Are there any musicians you wish to work with but haven't yet?
As I have often said in the past 15 years, a sort of fruitful and creative channel of friendship and understanding has been established with the artists of your great country. This being on the same wavelength I am sure will still give important fruits, which will result in new encounters and spectacular duets. Looking back, I cannot complain today many of my dreams have already come true. I am thinking, for example — on the pop side — I had the great pleasure to sing with Celine Dion, a great professional and a great person, simple and loving her work. On the stage of Central Park, it was [a] really exciting duet with a living legend like Tony Bennett. While in the opera field, I had the privilege to sing with Luciano Pavarotti and Placido Domingo.
Is there anything in your career that you haven't done, but would love to?

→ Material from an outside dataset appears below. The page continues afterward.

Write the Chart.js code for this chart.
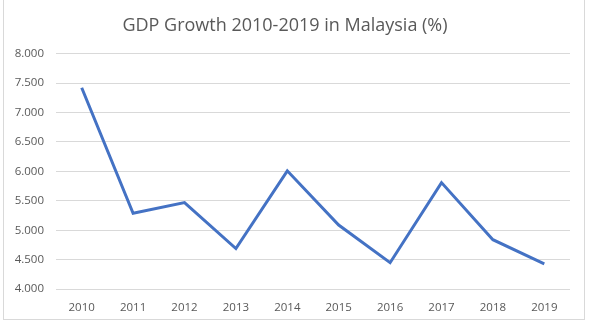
<!DOCTYPE html>
<html>
<head>
<meta charset="utf-8">
<script src="https://cdn.jsdelivr.net/npm/chart.js@4.4.0/dist/chart.umd.min.js"></script>
<style>
  html, body { margin: 0; padding: 0; background: #fff; }
  #wrap { position: absolute; left: 3px; top: 0; width: 582px; height: 320px; border: 1px solid #d9d9d9; border-top: none; box-sizing: border-box; }
  canvas { position: absolute; left: 0; top: 0; }
</style>
</head>
<body>
<div id="wrap"></div>
<canvas id="chart" width="591" height="322"></canvas>
<script>
const years = ['2010', '2011', '2012', '2013', '2014', '2015', '2016', '2017', '2018', '2019'];
const gdpGrowth = [7.42, 5.29, 5.47, 4.69, 6.01, 5.09, 4.45, 5.81, 4.84, 4.43];
const yMin = 4, yMax = 8, yStep = 0.5;

const textColor = '#595959';
const gridColor = '#d9d9d9';

const ctx = document.getElementById('chart').getContext('2d');
new Chart(ctx, {
    type: 'line',
    data: {
        labels: years,
        datasets: [{
            label: 'GDP Growth',
            data: gdpGrowth,
            borderColor: '#4472c4',
            borderWidth: 3,
            pointRadius: 0,
            tension: 0,
            fill: false
        }]
    },
    options: {
        responsive: false,
        animation: false,
        layout: { padding: { left: 0, right: 21, top: 15, bottom: 3 } },
        plugins: {
            legend: { display: false },
            tooltip: { enabled: false },
            title: {
                display: true,
                text: 'GDP Growth 2010-2019 in Malaysia (%)',
                color: textColor,
                font: { family: 'Open Sans', size: 18, weight: 'normal' },
                padding: { top: 0, bottom: 17 }
            }
        },
        scales: {
            x: {
                offset: true,
                grid: { display: false },
                border: { display: false },
                ticks: { color: textColor, font: { family: 'Open Sans', size: 11.5 }, padding: 4, maxRotation: 0 }
            },
            y: {
                min: yMin,
                max: yMax,
                afterFit: (scale) => { scale.width = 56; },
                grid: { color: gridColor, lineWidth: 1, drawTicks: false },
                border: { display: false },
                ticks: {
                    stepSize: yStep,
                    color: textColor,
                    padding: 12,
                    font: { family: 'Open Sans', size: 11.5 },
                    callback: (v) => v.toFixed(3)
                }
            }
        }
    }
});
</script>
</body>
</html>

This year I will turn 55, spent in order to write a beautiful fairy tale to be left as a tender memory to my family as well as to the judgment of posterity. The fairy tale tells the story of a country boy who, with his burden of difficulties and hopes, makes a dream come true: the one of giving his voice to the world, to all those who are looking in music and in a voice, for a vivifying emotion, the joy of a moment, the relief from the harshness of everyday life. What I would like to do is simply to keep on singing until the public asks me to [stop] — be it in front of a huge crowd or in my house for my family and a few close friends. For me, it makes no difference.